Luther went on to state that Christ’s incarnation would have been worthless to Mary had he not first been made spiritually manifest in her heart through belief in the words of God. Elsewhere, Luther allegorized Mary as the believing individuals who comprised the Church. He was preaching on the Epiphany, the appearance of the Magi, Matthew 2:1-12. He began his sermon by preaching that “the natural birth of Christ in every way signifies his spiritual birth—his birth in us and our in him…For this birth two things are necessary, God’s word and faith, and in these two the spiritual birth of Christ is fulfilled.” On verse 11, “They went into the house and found the child with Mary his mother and fell down and worshipped him,” Luther preached, the house was the church, because only in the church “are they to be found who are pregnant and fruitful by the Holy Spirit, give Christian birth, and lead a Christian life.”

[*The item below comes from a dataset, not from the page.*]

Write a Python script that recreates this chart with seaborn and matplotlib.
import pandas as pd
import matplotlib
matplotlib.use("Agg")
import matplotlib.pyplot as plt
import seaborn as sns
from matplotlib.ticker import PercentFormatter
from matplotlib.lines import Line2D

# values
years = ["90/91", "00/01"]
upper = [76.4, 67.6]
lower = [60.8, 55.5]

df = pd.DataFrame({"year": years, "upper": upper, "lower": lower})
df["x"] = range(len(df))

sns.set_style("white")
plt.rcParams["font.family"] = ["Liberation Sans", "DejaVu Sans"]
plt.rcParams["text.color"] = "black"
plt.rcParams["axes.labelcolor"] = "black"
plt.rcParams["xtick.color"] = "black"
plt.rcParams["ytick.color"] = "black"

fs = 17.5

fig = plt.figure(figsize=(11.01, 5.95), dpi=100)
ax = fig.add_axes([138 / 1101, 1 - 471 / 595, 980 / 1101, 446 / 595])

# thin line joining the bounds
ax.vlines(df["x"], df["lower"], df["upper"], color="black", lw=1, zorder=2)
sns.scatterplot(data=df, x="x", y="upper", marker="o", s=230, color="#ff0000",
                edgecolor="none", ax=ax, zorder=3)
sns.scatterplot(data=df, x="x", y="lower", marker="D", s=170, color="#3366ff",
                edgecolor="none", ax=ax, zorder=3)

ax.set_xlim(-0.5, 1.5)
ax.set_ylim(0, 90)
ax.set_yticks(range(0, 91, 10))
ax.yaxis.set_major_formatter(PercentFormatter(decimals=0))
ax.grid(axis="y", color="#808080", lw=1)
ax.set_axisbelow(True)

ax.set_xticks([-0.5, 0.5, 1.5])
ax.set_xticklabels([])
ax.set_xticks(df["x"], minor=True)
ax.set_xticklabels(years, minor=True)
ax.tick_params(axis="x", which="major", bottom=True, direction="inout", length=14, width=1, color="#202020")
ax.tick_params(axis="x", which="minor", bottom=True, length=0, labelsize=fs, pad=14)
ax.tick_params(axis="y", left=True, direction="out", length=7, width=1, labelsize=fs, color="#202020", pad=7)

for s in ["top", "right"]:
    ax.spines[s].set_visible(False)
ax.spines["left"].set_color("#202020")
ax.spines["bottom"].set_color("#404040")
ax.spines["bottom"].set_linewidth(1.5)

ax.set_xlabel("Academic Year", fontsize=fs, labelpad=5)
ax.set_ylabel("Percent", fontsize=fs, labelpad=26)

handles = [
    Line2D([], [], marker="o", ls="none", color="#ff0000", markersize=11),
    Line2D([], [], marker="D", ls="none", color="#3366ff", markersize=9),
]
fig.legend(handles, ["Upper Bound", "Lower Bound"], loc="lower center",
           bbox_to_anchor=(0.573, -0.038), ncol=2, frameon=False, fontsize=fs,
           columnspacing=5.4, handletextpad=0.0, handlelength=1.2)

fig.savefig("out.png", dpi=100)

For Luther, the nativity event was itself pregnant with meaning, pulsing with associations and images that point to new life. Christians become Mary as we give birth to the Word in faith. We also become Christ himself, since the incarnation marks the exchange of our birth for his. By faith, Luther taught, Christians were given not just knowledge of Christ, but they were given Christ himself to put on—so much so that by faith “you sit assuredly in the Virgin Mary’s lap and are her dear child.” Finally, every Christian becomes the desperate audience of the Christ child. For the angel “does not simply say: ‘Christ is born,’ but: ‘for you he is born.’”

The Fruit of Faith

There is still much to explore on the topic, and I plan to do so. So in lieu of a nicely wrapped conclusion, may I offer some devotional application?

As you consider the fruit of Mary’s labor and the blessing of Christ’s appearance this season, may you take Christ as a gift, a miraculous coming of God, not only into the world, but into your very soul. May you join our mother, Mary, in seeing Christ’s coming as an in-breaking of God within your innermost being. And may Christ be born anew in your heart this Christmas.